1 June 2013

Platonov at the Arcola Theatre


I discovered the wonderful Arcola Theatre in Dalston just two years ago with Chekhov's Uncle Vanya. I fell in love with both and have been back to the Arcola a dozen times since and have travelled across London for more Chekhovs.

So when the Arcola announced that they were putting on Platonov, also known as Sons Without Fathers, I was in quick to get my ticket.

I was not disappointed. Nor was I just happy. I was deliriously entertained.

The good times started before the play started. This was another carefully crafted day and I arrived in Dalston (a simple hop on the London Overground from Richmond) in plenty of time to do some local exploring and to have lunch.

Immediately opposite Dalston Kingsland station is the vibrant Ridley Road Market. The unusual fruits and vegetables were the most interesting things on show closely followed by some of the colourful cloths. I also took the opportunity to revisit the Eastern Curve Garden before heading back to the Arcola to eat.

Relaxed, fed and watered I descended in to the bowels of the theatre to claim a front-row seat.

The set was suitably sparse and brutal. The feeling was of metal rather than wood and that added to the bleakness.

The large cast includes Platonov, a thirty-something teacher, his wife, her brother (the expected Doctor), a local gangster, a young man from a newly rich family, an upper-class and classy widow and a young married couple.

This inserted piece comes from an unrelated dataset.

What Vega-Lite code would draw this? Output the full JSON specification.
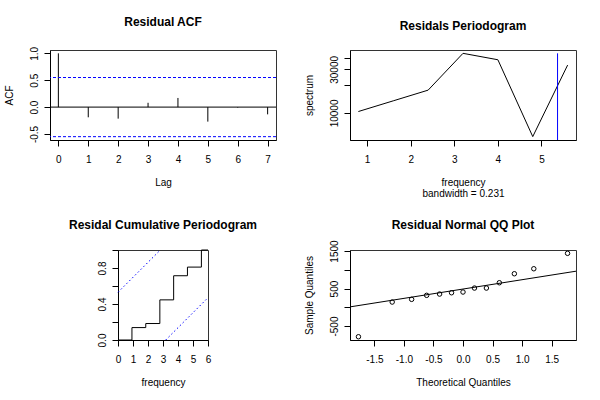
{
  "$schema": "https://vega.github.io/schema/vega-lite/v6.json",
  "padding": {"left": 3, "top": 15, "right": 0, "bottom": 0},
  "background": "white",
  "columns": 2,
  "bounds": "flush",
  "center": true,
  "spacing": {"row": 110, "column": 74},
  "config": {
    "font": "Liberation Sans",
    "view": {"stroke": "#333333", "strokeWidth": 1},
    "axis": {"grid": false, "domain": true, "domainColor": "black", "tickColor": "black", "tickSize": 6, "labelFont": "Liberation Sans", "labelFontSize": 10, "labelColor": "black", "titleFont": "Liberation Sans", "titleFontSize": 10, "titleFontWeight": "normal", "titleColor": "black", "labelOverlap": false, "labelFlush": false},
    "axisX": {"labelPadding": 8, "titlePadding": 13, "titleLineHeight": 11},
    "axisY": {"labelAngle": -90, "labelAlign": "center", "labelBaseline": "alphabetic", "labelPadding": 7, "titlePadding": 15},
    "title": {"font": "Liberation Sans", "fontSize": 12, "fontWeight": "bold", "color": "black", "frame": "group", "anchor": "middle", "baseline": "alphabetic"}
  },
  "concat": [
    {
      "title": {"text": "Residual ACF", "offset": 17},
      "width": 226,
      "height": 90,
      "layer": [
        {
          "data": {"values": [
            {"lag": 0, "acf": 1.0},
            {"lag": 1, "acf": -0.19},
            {"lag": 2, "acf": -0.215},
            {"lag": 3, "acf": 0.08},
            {"lag": 4, "acf": 0.17},
            {"lag": 5, "acf": -0.27},
            {"lag": 6, "acf": -0.01},
            {"lag": 7, "acf": -0.135}
          ]},
          "mark": {"type": "rule", "color": "black", "strokeWidth": 1},
          "encoding": {
            "x": {"field": "lag", "type": "quantitative", "scale": {"domain": [-0.28, 7.28], "nice": false, "zero": false}, "axis": {"title": "Lag", "values": [0, 1, 2, 3, 4, 5, 6, 7], "tickCount": 50, "format": "d", "labelOverlap": false}},
            "y": {"field": "acf", "type": "quantitative", "scale": {"domain": [-0.612, 1.062], "nice": false, "zero": false}, "axis": {"title": "ACF", "values": [-0.5, 0, 0.5, 1], "tickCount": 50, "labelOverlap": false, "labelExpr": "replace(format(datum.value, '.1f'), '\u2212', '-')"}},
            "y2": {"datum": 0}
          }
        },
        {
          "data": {"values": [{"clim": 0.55}, {"clim": -0.55}]},
          "mark": {"type": "rule", "color": "#0000ff", "strokeDash": [3, 2], "strokeWidth": 1},
          "encoding": {"y": {"field": "clim", "type": "quantitative"}}
        },
        {
          "data": {"values": [{"h": 0}]},
          "mark": {"type": "rule", "color": "black", "strokeWidth": 1},
          "encoding": {"y": {"field": "h", "type": "quantitative"}}
        }
      ]
    },
    {
      "title": {"text": "Residals Periodogram", "offset": 17},
      "width": 226,
      "height": 90,
      "layer": [
        {
          "data": {"values": [
            {"freq": 0.8, "spec": 10360},
            {"freq": 1.6, "spec": 13565},
            {"freq": 2.4, "spec": 17760},
            {"freq": 3.2, "spec": 44950},
            {"freq": 4.0, "spec": 38230},
            {"freq": 4.8, "spec": 5500},
            {"freq": 5.6, "spec": 33430}
          ]},
          "mark": {"type": "line", "color": "black", "strokeWidth": 1},
          "encoding": {
            "x": {"field": "freq", "type": "quantitative", "scale": {"domain": [0.608, 5.792], "nice": false, "zero": false}, "axis": {"title": ["frequency", "bandwidth = 0.231"], "values": [1, 2, 3, 4, 5], "tickCount": 50, "format": "d", "labelOverlap": false}},
            "y": {"field": "spec", "type": "quantitative", "scale": {"type": "log", "domain": [5050, 48900], "nice": false}, "axis": {"title": "spectrum", "values": [10000, 20000, 30000, 40000], "tickCount": 50, "labelOverlap": false, "labelExpr": "datum.value == 10000 || datum.value == 30000 ? format(datum.value, 'd') : ''"}}
          }
        },
        {
          "data": {"values": [{"cx": 5.369, "top": 44950, "bottom": 300}]},
          "mark": {"type": "rule", "color": "#0000ff", "strokeWidth": 1, "clip": true},
          "encoding": {
            "x": {"field": "cx", "type": "quantitative"},
            "y": {"field": "top", "type": "quantitative"},
            "y2": {"field": "bottom"}
          }
        }
      ]
    },
    {
      "title": {"text": "Residal Cumulative Periodogram", "offset": 16},
      "width": 90,
      "height": 90,
      "layer": [
        {
          "data": {"values": [
            {"f": 0, "cp": 0},
            {"f": 0.93, "cp": 0.138},
            {"f": 1.85, "cp": 0.183},
            {"f": 2.79, "cp": 0.446},
            {"f": 3.71, "cp": 0.714},
            {"f": 4.63, "cp": 0.81},
            {"f": 5.56, "cp": 1.0},
            {"f": 6, "cp": 1.0}
          ]},
          "mark": {"type": "line", "color": "black", "strokeWidth": 1, "interpolate": "step-after"},
          "encoding": {
            "x": {"field": "f", "type": "quantitative", "scale": {"domain": [0, 6], "nice": false, "zero": false}, "axis": {"title": "frequency", "values": [0, 1, 2, 3, 4, 5, 6], "tickCount": 50, "format": "d", "labelOverlap": false}},
            "y": {"field": "cp", "type": "quantitative", "scale": {"domain": [0, 1], "nice": false, "zero": false}, "axis": {"title": null, "values": [0, 0.2, 0.4, 0.6, 0.8, 1], "tickCount": 50, "labelOverlap": false, "labelExpr": "datum.value == 0 || datum.value == 0.4 || datum.value == 0.8 ? format(datum.value, '.1f') : ''"}}
          }
        },
        {
          "data": {"values": [
            {"band": "upper", "f": 0, "cp": 0.53},
            {"band": "upper", "f": 2.82, "cp": 1.0},
            {"band": "lower", "f": 3.18, "cp": 0},
            {"band": "lower", "f": 6, "cp": 0.47}
          ]},
          "mark": {"type": "line", "color": "#0000ff", "strokeWidth": 1, "strokeDash": [1.5, 2.5]},
          "encoding": {
            "x": {"field": "f", "type": "quantitative"},
            "y": {"field": "cp", "type": "quantitative"},
            "detail": {"field": "band", "type": "nominal"}
          }
        }
      ]
    },
    {
      "title": {"text": "Residual Normal QQ Plot", "offset": 8},
      "width": 226,
      "height": 90,
      "layer": [
        {
          "data": {"values": [
            {"theo": -1.769, "sample": -785},
            {"theo": -1.198, "sample": 140},
            {"theo": -0.869, "sample": 212},
            {"theo": -0.615, "sample": 319},
            {"theo": -0.396, "sample": 353},
            {"theo": -0.194, "sample": 388},
            {"theo": 0.0, "sample": 407},
            {"theo": 0.194, "sample": 513},
            {"theo": 0.396, "sample": 513},
            {"theo": 0.615, "sample": 655},
            {"theo": 0.869, "sample": 895},
            {"theo": 1.198, "sample": 1028},
            {"theo": 1.769, "sample": 1439}
          ]},
          "mark": {"type": "point", "shape": "circle", "filled": false, "color": "black", "strokeWidth": 1, "size": 20, "opacity": 1},
          "encoding": {
            "x": {"field": "theo", "type": "quantitative", "scale": {"domain": [-1.912, 1.912], "nice": false, "zero": false}, "axis": {"title": "Theoretical Quantiles", "values": [-1.5, -1, -0.5, 0, 0.5, 1, 1.5], "tickCount": 50, "labelOverlap": false, "labelExpr": "replace(format(datum.value, '.1f'), '\u2212', '-')"}},
            "y": {"field": "sample", "type": "quantitative", "scale": {"domain": [-872, 1528], "nice": false, "zero": false}, "axis": {"title": "Sample Quantiles", "values": [-500, 0, 500, 1000, 1500], "tickCount": 50, "labelOverlap": false, "labelExpr": "datum.value == 0 || datum.value == 1000 ? '' : replace(format(datum.value, 'd'), '\u2212', '-')"}}
          }
        },
        {
          "data": {"values": [{"theo": -1.912, "sample": 11}, {"theo": 1.912, "sample": 963}]},
          "mark": {"type": "line", "color": "black", "strokeWidth": 1},
          "encoding": {
            "x": {"field": "theo", "type": "quantitative"},
            "y": {"field": "sample", "type": "quantitative"}
          }
        }
      ]
    }
  ]
}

The play is driven by Platonov's dalliances with women who all seem to be besotted by him and three of them pursue him vigorously. He is too weak and confused to make a decision that he can stick with, other than to have the most fun that he can at that moment.

Along the way the doctor drinks a lot, as does Platonov, the gangster is commissioned to kill Platonov but offers to do it for free, lots of discussions are had about how the post-revolution (or post Glasnost) world has just created a new class of wealthy people but has delivered nothing to the working-class.

The great, and overwhelming strength of the play is the rich mix of characters and their interactions.

To work, a play like this needs a good cast and this one is blessed with an excellent one. The least effective actor (in my opinion) was still reasonable and the best (also in my opinion) was the young wife who wanted to run away with Platonov and was astonishingly good and I could not help but share her pains.

There is an ending, which I won't reveal (it is Chekhov so you can guess) and that brings closure to the mess that has gone on before but it is that near three hours of mess that is the play's delight as the mood swings violently through drunken revelry, deep passion, menace, despair, jealously, anger and more.

In case you did not guess, I absolutely loved it. Another big tick in the boxes marked Arcola and Chekhov.